**Task objective**
Quote the data exactly, first line to the line containing "const xTickValues = [0, 5, 10, 15, 20, 25];", with no pictures.

**Data excerpt**

________

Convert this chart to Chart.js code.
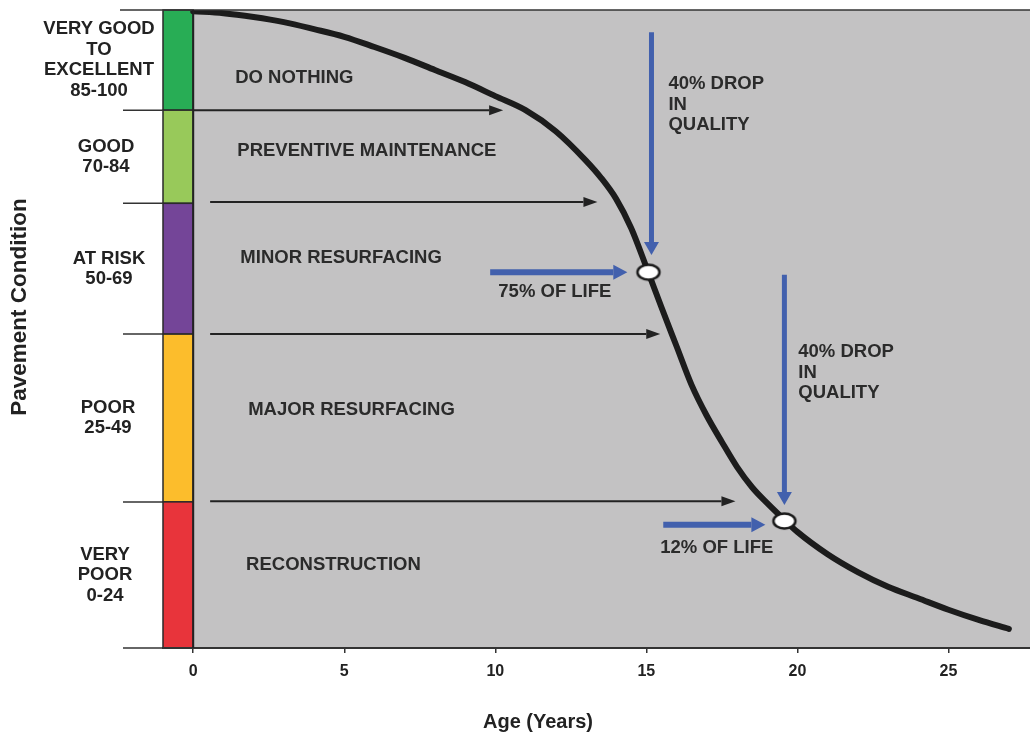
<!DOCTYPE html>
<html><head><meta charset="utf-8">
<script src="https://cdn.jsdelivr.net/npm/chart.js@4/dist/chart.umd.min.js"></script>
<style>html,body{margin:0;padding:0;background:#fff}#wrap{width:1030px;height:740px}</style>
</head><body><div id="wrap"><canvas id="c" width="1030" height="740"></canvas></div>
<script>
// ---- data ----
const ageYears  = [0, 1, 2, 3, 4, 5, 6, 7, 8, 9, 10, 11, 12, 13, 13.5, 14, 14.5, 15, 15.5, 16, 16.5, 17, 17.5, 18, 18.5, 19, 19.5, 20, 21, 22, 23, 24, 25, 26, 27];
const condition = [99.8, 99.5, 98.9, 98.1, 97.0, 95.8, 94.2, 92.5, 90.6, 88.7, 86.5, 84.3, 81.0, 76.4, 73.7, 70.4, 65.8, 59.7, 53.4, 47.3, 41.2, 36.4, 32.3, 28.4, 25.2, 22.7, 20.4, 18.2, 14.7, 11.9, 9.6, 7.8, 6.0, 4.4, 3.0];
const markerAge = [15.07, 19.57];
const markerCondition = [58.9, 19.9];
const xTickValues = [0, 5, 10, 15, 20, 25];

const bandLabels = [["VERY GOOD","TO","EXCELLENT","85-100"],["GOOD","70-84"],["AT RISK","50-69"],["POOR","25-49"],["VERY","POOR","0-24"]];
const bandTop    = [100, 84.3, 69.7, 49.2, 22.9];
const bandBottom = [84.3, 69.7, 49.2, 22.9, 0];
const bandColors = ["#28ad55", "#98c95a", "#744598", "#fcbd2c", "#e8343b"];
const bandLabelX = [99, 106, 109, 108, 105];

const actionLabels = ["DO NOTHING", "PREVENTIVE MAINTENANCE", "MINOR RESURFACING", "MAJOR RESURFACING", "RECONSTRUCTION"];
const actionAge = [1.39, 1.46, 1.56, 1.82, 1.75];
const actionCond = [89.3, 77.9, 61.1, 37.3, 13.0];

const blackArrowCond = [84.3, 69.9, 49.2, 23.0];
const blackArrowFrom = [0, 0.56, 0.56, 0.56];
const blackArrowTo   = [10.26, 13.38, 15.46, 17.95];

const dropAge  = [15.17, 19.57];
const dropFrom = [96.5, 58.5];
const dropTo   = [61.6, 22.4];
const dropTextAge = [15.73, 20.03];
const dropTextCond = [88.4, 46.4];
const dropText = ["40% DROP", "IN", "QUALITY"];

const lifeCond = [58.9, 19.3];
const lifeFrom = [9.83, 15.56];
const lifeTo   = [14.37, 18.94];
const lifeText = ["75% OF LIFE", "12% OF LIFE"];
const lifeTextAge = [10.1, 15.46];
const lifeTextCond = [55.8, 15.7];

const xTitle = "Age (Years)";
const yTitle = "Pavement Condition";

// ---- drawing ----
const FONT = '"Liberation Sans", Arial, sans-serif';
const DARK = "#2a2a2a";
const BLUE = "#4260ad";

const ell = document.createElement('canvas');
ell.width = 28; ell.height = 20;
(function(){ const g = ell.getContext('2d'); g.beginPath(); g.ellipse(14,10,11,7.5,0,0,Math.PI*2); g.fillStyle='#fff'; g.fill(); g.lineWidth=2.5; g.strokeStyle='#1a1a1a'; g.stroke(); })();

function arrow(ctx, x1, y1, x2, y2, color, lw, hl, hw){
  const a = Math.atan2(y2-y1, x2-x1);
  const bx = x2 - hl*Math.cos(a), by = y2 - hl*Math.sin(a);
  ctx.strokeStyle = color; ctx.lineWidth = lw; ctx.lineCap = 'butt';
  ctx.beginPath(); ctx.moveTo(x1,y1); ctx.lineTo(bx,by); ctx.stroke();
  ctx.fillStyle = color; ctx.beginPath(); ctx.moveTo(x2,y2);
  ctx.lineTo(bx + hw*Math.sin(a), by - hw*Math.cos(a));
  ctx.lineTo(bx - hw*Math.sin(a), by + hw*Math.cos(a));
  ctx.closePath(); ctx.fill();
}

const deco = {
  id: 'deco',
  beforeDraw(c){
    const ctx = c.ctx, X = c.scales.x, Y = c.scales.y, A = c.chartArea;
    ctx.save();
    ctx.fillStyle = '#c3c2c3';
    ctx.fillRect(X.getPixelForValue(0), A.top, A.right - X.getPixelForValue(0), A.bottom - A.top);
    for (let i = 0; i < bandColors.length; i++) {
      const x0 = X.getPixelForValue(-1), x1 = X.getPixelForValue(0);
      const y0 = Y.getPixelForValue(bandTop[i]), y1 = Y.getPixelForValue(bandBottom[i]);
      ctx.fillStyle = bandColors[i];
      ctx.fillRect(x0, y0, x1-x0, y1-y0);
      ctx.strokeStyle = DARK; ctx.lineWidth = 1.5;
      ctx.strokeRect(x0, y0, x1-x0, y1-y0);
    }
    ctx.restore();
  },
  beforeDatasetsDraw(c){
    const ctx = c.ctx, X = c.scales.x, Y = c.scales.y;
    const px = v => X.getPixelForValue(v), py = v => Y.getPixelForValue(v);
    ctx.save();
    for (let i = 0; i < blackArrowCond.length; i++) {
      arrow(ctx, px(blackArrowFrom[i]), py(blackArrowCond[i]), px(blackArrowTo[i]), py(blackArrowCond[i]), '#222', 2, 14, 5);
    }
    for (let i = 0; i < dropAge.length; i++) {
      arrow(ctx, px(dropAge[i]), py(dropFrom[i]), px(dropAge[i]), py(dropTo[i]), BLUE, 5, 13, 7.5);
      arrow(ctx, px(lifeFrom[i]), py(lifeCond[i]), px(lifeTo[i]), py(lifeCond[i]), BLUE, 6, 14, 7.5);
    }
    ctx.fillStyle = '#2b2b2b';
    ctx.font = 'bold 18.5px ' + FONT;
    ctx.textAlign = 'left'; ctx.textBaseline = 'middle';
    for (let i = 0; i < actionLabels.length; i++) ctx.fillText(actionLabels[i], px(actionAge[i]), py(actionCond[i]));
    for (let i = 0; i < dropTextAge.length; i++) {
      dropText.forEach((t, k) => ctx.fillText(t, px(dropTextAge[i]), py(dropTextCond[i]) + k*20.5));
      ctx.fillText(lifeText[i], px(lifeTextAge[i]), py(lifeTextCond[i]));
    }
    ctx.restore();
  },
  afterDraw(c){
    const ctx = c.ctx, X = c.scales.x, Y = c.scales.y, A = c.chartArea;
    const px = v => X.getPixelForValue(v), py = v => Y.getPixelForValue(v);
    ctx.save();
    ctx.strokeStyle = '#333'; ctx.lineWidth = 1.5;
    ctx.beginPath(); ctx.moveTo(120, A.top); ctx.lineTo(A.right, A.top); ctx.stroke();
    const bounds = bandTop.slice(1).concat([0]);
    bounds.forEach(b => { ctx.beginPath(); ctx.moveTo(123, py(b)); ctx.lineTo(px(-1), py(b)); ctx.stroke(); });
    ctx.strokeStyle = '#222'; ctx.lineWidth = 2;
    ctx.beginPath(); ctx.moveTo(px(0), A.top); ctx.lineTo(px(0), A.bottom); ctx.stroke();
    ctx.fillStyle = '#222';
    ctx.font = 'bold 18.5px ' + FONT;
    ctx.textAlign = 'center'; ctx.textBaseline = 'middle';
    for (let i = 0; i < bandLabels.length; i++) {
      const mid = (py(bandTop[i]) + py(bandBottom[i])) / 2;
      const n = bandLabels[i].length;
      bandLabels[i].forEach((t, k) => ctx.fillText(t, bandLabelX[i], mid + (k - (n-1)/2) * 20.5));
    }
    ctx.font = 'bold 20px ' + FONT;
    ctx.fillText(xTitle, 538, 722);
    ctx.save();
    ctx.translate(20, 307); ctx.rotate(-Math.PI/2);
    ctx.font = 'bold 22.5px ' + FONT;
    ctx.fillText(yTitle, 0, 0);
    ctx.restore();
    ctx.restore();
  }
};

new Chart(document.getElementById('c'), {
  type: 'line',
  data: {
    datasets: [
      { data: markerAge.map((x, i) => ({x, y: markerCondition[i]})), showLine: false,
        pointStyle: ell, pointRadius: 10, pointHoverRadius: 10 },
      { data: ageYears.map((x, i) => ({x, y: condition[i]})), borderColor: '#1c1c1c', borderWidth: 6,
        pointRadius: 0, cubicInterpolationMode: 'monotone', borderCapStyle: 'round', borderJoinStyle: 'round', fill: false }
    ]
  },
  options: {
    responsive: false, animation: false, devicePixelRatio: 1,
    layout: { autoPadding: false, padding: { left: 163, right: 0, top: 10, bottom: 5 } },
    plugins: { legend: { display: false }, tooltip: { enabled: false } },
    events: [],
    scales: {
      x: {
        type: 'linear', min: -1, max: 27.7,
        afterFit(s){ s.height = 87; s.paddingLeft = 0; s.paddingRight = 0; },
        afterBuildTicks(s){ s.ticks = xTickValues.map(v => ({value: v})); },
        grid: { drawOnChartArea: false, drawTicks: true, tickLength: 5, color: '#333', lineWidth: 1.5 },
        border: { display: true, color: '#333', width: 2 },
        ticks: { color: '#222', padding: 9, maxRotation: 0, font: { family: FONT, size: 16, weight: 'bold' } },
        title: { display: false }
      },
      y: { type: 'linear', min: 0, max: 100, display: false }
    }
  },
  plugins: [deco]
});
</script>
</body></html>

________

**Expected answer**
Convert this chart to Chart.js code.
<!DOCTYPE html>
<html><head><meta charset="utf-8">
<script src="https://cdn.jsdelivr.net/npm/chart.js@4/dist/chart.umd.min.js"></script>
<style>html,body{margin:0;padding:0;background:#fff}#wrap{width:1030px;height:740px}</style>
</head><body><div id="wrap"><canvas id="c" width="1030" height="740"></canvas></div>
<script>
// ---- data ----
const ageYears  = [0, 1, 2, 3, 4, 5, 6, 7, 8, 9, 10, 11, 12, 13, 13.5, 14, 14.5, 15, 15.5, 16, 16.5, 17, 17.5, 18, 18.5, 19, 19.5, 20, 21, 22, 23, 24, 25, 26, 27];
const condition = [99.8, 99.5, 98.9, 98.1, 97.0, 95.8, 94.2, 92.5, 90.6, 88.7, 86.5, 84.3, 81.0, 76.4, 73.7, 70.4, 65.8, 59.7, 53.4, 47.3, 41.2, 36.4, 32.3, 28.4, 25.2, 22.7, 20.4, 18.2, 14.7, 11.9, 9.6, 7.8, 6.0, 4.4, 3.0];
const markerAge = [15.07, 19.57];
const markerCondition = [58.9, 19.9];
const xTickValues = [0, 5, 10, 15, 20, 25];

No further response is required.